== Given entries
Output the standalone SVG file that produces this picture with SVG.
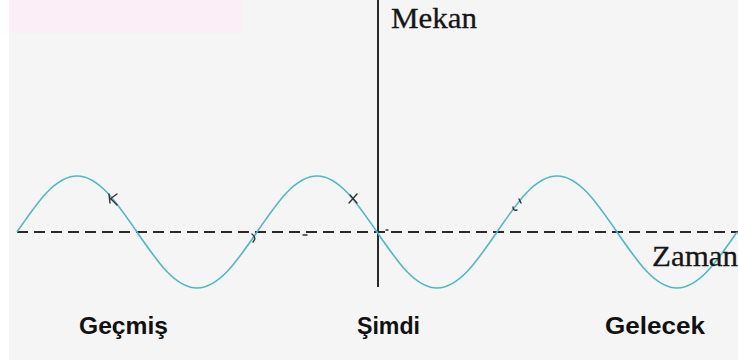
<svg xmlns="http://www.w3.org/2000/svg" width="738" height="360" viewBox="0 0 738 360">
<style>
.serif{font-family:"Liberation Serif","Times New Roman",serif;font-size:30px;fill:#161616;stroke:#161616;stroke-width:0.3}
.lbl{font-family:"Liberation Sans",Arial,sans-serif;font-weight:bold;font-size:24px;fill:#111}
.wave{fill:none;stroke:#4fb9c1;stroke-width:1.6}
.axis{stroke:#2a2a2a;stroke-width:2;fill:none}
.mark{stroke:#333;stroke-width:1.4;fill:none;stroke-linecap:round}
</style>
<rect x="0" y="0" width="738" height="360" fill="#f5f5f5"/>
<rect x="0" y="0" width="9" height="360" fill="#ffffff"/>
<rect x="9" y="0" width="233" height="33" fill="#fbeef7"/>
<g id="connectors">
<line id="zaman-axis" class="axis" x1="17" y1="232" x2="738" y2="232" stroke-dasharray="11,6"/>
<line id="mekan-axis" class="axis" x1="378" y1="0" x2="378" y2="287"/>
<path id="sine" class="wave" d="M17,232 c20.06,-29.41 38.31,-56 60,-56 s39.94,26.59 60,56 s38.31,56 60,56 s39.94,-26.59 60,-56 s38.31,-56 60,-56 s39.94,26.59 60,56 s38.31,56 60,56 s39.94,-26.59 60,-56 s38.31,-56 60,-56 s39.94,26.59 60,56 s38.31,56 60,56 s39.94,-26.59 60,-56"/>
</g>
<g id="marks">
<path class="mark" d="M109,194 L110,203 M110,199 L117,194 M111,199 L117,205"/>
<path class="mark" d="M349,203 L357,194 M350,195 L357,203"/>
<path class="mark" d="M252,234 Q257,238 253,242"/>
<path class="mark" d="M303,235 L307,235"/>
<path class="mark" d="M386,230 L388,230"/>
<path class="mark" d="M519,199 L521,203 M513,207 Q513,211 517,210"/>
</g>
<g id="mekan"><text class="serif" x="391" y="28" textLength="86" lengthAdjust="spacingAndGlyphs">Mekan</text></g>
<g id="zaman"><text class="serif" x="652" y="266" textLength="86" lengthAdjust="spacingAndGlyphs">Zaman</text></g>
<g id="gecmis"><text class="lbl" x="79" y="334" textLength="89" lengthAdjust="spacingAndGlyphs">Geçmiş</text></g>
<g id="simdi"><text class="lbl" x="357" y="334" textLength="63" lengthAdjust="spacingAndGlyphs">Şimdi</text></g>
<g id="gelecek"><text class="lbl" x="605" y="334" textLength="100" lengthAdjust="spacingAndGlyphs">Gelecek</text></g>
</svg>
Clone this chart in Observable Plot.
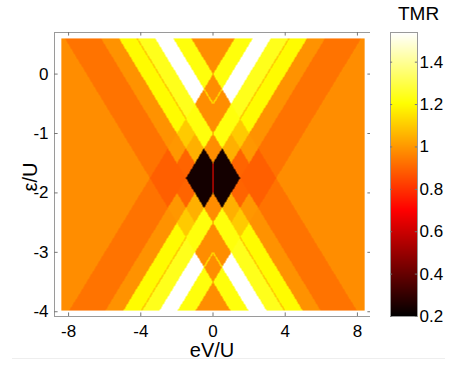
<!DOCTYPE html>
<html><head><meta charset="utf-8">
<script src="https://cdn.jsdelivr.net/npm/d3@7"></script>
<script src="https://cdn.jsdelivr.net/npm/@observablehq/plot@0.6"></script>
<style>
body{margin:0;background:#fff;font-family:"Liberation Sans",Arial,Helvetica,sans-serif;}
#wrap{position:relative;width:450px;height:368px;overflow:hidden;background:#fff;}
#main{position:absolute;left:0;top:0;}
#bar{position:absolute;left:370px;top:0;}
.title{position:absolute;font-size:20px;color:#000;white-space:nowrap;line-height:1;}
#tmr{left:398px;top:4px;font-size:19px;}
#xlab{left:0;width:424px;text-align:center;top:340px;}
#ylab{left:30px;top:177px;transform:translate(-50%,-50%) rotate(-90deg);}
#rule{position:absolute;left:12px;top:358px;width:433px;height:1px;background:#eeeeee;}
</style></head><body>
<div id="wrap">
<div id="main"></div><div id="bar"></div>
<div class="title" id="tmr">TMR</div>
<div class="title" id="xlab">eV/U</div>
<div class="title" id="ylab">ε/U</div>
<div id="rule"></div>
</div>
<script>
// axis ticks
const xTicks = [-8, -4, 0, 4, 8];
const yTicks = [0, -1, -2, -3, -4];
const barTicks = [0.2, 0.4, 0.6, 0.8, 1, 1.2, 1.4];
// extent of the computed map
const biasRange = [-8.4, 8.4];     // eV/U
const levelRange = [-3.98, 0.6];   // ε/U
// transition lines ε ± eV/2 = threshold (in units of U)
const thresholds = [-3.5, -3, -2.5, -2, -1.5, -1, -0.5, 0];
// TMR in each region: row = bin of (ε + eV/2), column = bin of (ε − eV/2)
const tmrTable = [
  [0.98, 1.22, 1.54, 1.24, 1.20, 0.99, 0.93, 0.93, 0.98],
  [1.22, 0.98, 0.98, 1.22, 1.10, 1.00, 0.89, 0.89, 0.93],
  [1.54, 0.98, 0.98, 1.22, 1.05, 0.90, 0.89, 0.89, 0.93],
  [1.24, 1.22, 1.22, 0.98, 0.24, 0.24, 0.90, 1.00, 0.99],
  [1.20, 1.10, 1.05, 0.24, 0.24, 0.24, 1.05, 1.10, 1.20],
  [0.99, 1.00, 0.90, 0.24, 0.24, 0.98, 1.22, 1.22, 1.24],
  [0.93, 0.89, 0.89, 0.90, 1.05, 1.22, 0.98, 0.98, 1.54],
  [0.93, 0.89, 0.89, 1.00, 1.10, 1.22, 0.98, 0.98, 1.22],
  [0.98, 0.93, 0.93, 0.99, 1.20, 1.24, 1.54, 1.22, 0.98]
];
// narrow resonance lines: on threshold "at", while the other variable lies in [from, to]
const lineAt   = [-0.5, -3.0, -1.5, -2.0];
const lineFrom = [-0.5, -3.5,  0.0, -9.0];
const lineTo   = [ 0.0, -3.0,  9.0, -3.5];
const lineTMR  = [ 1.16, 1.16, 1.08, 1.08];
const zeroBiasTMR = 0.72; // V = 0 inside the blockade diamonds
// colour bar (MATLAB "hot")
const tmrDomain = [0.2, 1.54];
const hotStops = [0, 0.375, 0.75, 1];
const hotColors = ["#000000", "#ff0000", "#ffff00", "#ffffff"];

function binOf(s) { let k = 0; while (k < thresholds.length && s > thresholds[k]) k++; return k; }
const HW = 0.02, HV = 0.045;
function tmrAt(v, e) {
  const u = e + v / 2, w = e - v / 2;
  for (let k = 0; k < lineAt.length; k++) {
    if (Math.abs(u - lineAt[k]) < HW && w >= lineFrom[k] && w <= lineTo[k]) return lineTMR[k];
    if (Math.abs(w - lineAt[k]) < HW && u >= lineFrom[k] && u <= lineTo[k]) return lineTMR[k];
  }
  const val = tmrTable[binOf(u)][binOf(w)];
  if (Math.abs(v) < HV && val < 0.5) return zeroBiasTMR;
  return val;
}

const colorDomain = hotStops.map(t => tmrDomain[0] + t * (tmrDomain[1] - tmrDomain[0]));
const colorOpt = {type: "linear", domain: colorDomain, range: hotColors, clamp: true};
const font = {fontFamily: "Liberation Sans, Arial, sans-serif", fontSize: "17px", color: "#000", background: "#fff", overflow: "visible"};

const xDom = [-8.78, 8.78], yDom = [-4.08, 0.70];
const tx = 0.2, ty = 0.06; // tick length in data units
const main = Plot.plot({
  width: 380, height: 368,
  marginLeft: 54, marginRight: 9, marginTop: 32, marginBottom: 52,
  x: {domain: xDom}, y: {domain: yDom},
  color: colorOpt,
  style: font,
  marks: [
    Plot.raster({x1: biasRange[0], x2: biasRange[1], y1: levelRange[1], y2: levelRange[0], fill: (x, y) => tmrAt(x, y), pixelSize: 1}),
    Plot.frame({stroke: "#9a9a9a"}),
    Plot.ruleX(xTicks, {x: d => d, y1: yDom[0], y2: yDom[0] + ty, stroke: "#777"}),
    Plot.ruleX(xTicks, {x: d => d, y1: yDom[1], y2: yDom[1] - ty, stroke: "#777"}),
    Plot.ruleY(yTicks, {y: d => d, x1: xDom[0], x2: xDom[0] + tx, stroke: "#777"}),
    Plot.ruleY(yTicks, {y: d => d, x1: xDom[1], x2: xDom[1] - tx, stroke: "#777"}),
    Plot.axisX(xTicks, {anchor: "bottom", tickSize: 0, tickPadding: 8, tickFormat: d => String(d), label: null, fontSize: 17}),
    Plot.axisY(yTicks, {anchor: "left", tickSize: 0, tickPadding: 6, tickFormat: d => String(d), label: null, fontSize: 17})
  ]
});
document.getElementById("main").appendChild(main);

const bar = Plot.plot({
  width: 80, height: 368,
  marginLeft: 20, marginRight: 33, marginTop: 32, marginBottom: 52,
  x: {domain: [0, 1], axis: null},
  y: {domain: tmrDomain},
  color: colorOpt,
  style: font,
  marks: [
    Plot.raster({x1: 0, x2: 1, y1: tmrDomain[1], y2: tmrDomain[0], fill: (x, y) => y, pixelSize: 1}),
    Plot.frame({stroke: "#9a9a9a"}),
    Plot.ruleY(barTicks, {y: d => d, x1: 0, x2: 0.08, stroke: "#777"}),
    Plot.ruleY(barTicks, {y: d => d, x1: 1, x2: 0.92, stroke: "#777"}),
    Plot.axisY(barTicks, {anchor: "right", tickSize: 0, tickPadding: 2, tickFormat: d => String(d), label: null, fontSize: 17})
  ]
});
document.getElementById("bar").appendChild(bar);
</script>
</body></html>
====
> Stated goal: List every line in the records above that contains the word "this".

> Exercise response:
Output the standalone SVG file that produces this picture with SVG.
Clone this chart in Observable Plot.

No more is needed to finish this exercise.